-- START Dataset excerpt --

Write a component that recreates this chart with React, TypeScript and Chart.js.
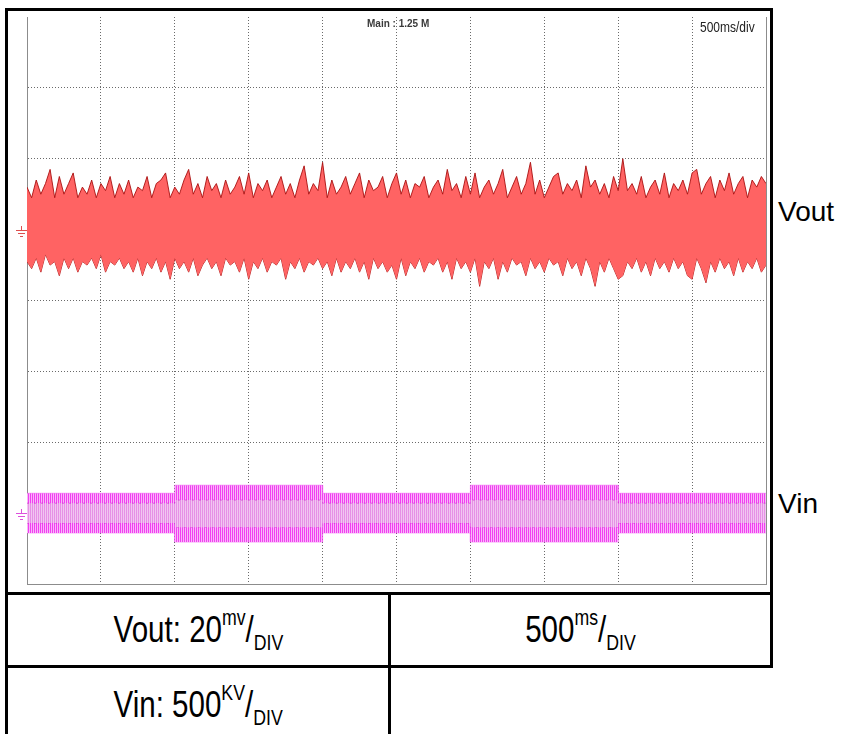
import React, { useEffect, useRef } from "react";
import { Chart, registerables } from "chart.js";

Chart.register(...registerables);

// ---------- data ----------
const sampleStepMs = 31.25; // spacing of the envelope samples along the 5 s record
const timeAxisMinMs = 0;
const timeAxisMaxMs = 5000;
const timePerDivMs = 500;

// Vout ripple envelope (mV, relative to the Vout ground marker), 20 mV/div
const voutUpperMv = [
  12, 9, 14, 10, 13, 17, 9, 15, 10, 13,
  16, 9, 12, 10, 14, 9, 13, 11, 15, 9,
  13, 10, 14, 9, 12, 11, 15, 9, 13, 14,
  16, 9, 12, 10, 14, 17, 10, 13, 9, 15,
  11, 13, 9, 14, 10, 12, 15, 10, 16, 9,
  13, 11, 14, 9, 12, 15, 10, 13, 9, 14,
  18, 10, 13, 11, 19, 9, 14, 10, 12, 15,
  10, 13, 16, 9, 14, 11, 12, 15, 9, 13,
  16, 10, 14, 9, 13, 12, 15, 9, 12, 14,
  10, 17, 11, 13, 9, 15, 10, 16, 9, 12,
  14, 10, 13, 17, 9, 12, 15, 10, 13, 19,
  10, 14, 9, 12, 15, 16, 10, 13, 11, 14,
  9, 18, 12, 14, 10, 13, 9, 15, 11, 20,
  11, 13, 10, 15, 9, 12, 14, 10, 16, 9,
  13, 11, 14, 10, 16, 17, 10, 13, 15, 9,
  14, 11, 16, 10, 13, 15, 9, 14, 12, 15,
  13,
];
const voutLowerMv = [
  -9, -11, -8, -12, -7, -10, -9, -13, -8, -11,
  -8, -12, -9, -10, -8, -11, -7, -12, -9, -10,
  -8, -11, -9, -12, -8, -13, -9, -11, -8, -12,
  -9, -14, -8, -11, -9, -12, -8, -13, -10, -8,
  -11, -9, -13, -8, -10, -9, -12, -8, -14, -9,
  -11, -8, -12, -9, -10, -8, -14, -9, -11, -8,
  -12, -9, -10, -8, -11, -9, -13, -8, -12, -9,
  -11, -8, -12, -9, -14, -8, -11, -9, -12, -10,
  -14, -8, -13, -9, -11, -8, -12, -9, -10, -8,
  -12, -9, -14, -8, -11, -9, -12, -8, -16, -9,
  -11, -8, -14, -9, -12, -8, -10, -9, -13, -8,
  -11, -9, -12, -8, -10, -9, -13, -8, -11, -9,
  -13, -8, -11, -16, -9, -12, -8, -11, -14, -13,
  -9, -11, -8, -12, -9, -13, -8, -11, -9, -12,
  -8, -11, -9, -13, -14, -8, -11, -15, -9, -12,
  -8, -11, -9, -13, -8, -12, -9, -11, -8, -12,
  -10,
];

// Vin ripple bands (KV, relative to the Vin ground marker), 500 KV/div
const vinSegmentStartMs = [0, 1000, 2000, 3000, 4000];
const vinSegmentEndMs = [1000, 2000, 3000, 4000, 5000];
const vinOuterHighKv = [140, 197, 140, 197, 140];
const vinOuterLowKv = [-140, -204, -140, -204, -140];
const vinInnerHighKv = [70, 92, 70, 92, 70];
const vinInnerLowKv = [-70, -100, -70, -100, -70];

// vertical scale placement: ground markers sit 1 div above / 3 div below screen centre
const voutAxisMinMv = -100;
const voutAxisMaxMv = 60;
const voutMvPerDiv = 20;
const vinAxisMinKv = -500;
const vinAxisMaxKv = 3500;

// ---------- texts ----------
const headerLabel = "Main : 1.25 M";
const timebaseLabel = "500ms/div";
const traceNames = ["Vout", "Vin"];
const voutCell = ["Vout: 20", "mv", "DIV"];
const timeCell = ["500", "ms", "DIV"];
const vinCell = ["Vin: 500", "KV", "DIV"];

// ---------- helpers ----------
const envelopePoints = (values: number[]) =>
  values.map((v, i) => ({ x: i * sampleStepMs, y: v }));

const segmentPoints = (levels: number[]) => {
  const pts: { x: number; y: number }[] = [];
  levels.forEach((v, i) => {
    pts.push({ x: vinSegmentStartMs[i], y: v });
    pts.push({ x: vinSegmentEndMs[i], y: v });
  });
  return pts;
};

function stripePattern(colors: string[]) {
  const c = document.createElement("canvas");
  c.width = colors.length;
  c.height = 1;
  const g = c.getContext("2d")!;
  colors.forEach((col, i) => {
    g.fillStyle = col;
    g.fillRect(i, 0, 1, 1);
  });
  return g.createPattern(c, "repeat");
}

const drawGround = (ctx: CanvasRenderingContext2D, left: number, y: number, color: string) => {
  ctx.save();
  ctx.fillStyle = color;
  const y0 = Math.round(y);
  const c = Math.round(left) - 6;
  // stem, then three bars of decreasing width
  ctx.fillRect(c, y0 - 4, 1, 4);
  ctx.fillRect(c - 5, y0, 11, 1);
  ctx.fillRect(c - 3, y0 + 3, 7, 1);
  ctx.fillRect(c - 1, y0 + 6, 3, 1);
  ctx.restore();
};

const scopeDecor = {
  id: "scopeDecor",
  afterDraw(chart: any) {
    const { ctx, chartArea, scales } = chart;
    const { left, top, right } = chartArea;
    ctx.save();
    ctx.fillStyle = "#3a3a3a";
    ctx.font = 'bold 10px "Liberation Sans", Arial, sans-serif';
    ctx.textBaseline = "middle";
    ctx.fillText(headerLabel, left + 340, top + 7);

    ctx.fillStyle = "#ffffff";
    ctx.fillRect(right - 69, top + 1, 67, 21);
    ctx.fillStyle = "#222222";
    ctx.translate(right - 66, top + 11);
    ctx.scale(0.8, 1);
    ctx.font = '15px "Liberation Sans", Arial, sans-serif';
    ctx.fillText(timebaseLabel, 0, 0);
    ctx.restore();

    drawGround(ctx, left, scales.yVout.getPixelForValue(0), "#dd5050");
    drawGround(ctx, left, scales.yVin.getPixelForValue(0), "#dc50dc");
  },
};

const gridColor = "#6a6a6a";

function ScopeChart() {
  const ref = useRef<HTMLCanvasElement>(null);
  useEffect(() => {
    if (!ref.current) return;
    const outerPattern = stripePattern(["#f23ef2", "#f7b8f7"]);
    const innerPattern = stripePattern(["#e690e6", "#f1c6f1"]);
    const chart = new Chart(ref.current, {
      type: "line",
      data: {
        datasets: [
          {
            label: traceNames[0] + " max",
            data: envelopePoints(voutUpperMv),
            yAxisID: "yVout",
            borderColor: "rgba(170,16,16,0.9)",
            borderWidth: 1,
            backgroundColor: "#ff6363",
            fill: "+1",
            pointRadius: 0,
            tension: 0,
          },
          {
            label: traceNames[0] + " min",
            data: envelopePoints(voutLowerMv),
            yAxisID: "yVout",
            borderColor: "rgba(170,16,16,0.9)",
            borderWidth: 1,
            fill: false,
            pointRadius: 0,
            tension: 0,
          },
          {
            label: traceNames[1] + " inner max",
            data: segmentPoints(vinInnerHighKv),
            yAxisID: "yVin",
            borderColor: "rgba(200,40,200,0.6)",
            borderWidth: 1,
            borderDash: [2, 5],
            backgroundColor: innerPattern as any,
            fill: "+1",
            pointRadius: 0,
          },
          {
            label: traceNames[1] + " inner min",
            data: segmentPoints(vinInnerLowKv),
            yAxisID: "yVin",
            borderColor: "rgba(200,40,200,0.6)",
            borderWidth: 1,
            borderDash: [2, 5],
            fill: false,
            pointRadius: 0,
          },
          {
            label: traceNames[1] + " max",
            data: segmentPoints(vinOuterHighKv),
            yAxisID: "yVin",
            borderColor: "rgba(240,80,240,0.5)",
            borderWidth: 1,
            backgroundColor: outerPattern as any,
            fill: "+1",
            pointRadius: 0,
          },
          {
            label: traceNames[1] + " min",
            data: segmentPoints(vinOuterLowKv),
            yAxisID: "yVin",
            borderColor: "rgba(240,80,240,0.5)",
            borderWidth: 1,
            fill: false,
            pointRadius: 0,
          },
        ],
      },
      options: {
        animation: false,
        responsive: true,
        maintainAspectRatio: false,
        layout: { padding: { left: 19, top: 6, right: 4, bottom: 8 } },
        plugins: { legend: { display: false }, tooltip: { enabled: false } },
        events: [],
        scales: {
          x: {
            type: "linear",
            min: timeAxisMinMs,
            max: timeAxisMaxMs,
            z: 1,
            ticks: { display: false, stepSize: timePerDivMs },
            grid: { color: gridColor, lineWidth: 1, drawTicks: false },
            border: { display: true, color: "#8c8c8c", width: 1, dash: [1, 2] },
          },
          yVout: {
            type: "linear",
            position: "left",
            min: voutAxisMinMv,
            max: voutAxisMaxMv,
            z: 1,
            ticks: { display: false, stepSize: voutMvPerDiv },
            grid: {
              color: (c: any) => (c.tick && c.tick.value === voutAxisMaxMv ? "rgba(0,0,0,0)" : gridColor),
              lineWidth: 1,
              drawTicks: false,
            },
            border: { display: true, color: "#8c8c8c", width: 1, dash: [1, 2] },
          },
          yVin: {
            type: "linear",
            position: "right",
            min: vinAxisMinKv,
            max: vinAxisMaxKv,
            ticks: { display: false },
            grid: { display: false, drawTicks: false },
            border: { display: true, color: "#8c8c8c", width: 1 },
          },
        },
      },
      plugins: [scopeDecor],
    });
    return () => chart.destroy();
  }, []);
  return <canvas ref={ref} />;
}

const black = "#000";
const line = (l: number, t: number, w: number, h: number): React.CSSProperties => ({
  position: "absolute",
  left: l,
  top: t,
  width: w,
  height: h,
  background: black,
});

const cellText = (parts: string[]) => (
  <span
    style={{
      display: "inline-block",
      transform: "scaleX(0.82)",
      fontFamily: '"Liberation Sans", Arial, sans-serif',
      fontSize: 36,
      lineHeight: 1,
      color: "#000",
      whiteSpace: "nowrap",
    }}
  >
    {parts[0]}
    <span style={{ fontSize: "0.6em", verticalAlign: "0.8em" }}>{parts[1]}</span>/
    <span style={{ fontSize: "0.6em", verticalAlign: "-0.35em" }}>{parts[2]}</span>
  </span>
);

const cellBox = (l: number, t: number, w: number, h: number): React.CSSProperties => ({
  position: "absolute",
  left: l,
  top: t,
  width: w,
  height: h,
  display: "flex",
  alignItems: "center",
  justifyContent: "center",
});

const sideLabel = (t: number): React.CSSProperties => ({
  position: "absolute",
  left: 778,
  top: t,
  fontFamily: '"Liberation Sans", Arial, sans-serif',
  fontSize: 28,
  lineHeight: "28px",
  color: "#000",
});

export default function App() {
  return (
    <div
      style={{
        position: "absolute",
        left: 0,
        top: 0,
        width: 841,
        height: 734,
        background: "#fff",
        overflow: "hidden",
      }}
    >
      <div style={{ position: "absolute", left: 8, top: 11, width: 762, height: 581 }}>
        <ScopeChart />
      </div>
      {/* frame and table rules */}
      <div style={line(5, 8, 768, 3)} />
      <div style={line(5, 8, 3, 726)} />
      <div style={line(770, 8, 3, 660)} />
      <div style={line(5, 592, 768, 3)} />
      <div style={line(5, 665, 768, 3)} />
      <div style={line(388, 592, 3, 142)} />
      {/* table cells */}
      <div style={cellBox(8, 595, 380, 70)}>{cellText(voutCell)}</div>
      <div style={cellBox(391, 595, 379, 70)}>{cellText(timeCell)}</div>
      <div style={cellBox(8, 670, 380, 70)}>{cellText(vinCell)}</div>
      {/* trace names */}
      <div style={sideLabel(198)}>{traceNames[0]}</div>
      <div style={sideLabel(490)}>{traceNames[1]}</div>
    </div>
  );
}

-- END Dataset excerpt --

▶ Work to be completed: Pick out every line holding the string "React" and return it.

▶ Task result:
Write a component that recreates this chart with React, TypeScript and Chart.js.
import React, { useEffect, useRef } from "react";
const line = (l: number, t: number, w: number, h: number): React.CSSProperties => ({
const cellBox = (l: number, t: number, w: number, h: number): React.CSSProperties => ({
const sideLabel = (t: number): React.CSSProperties => ({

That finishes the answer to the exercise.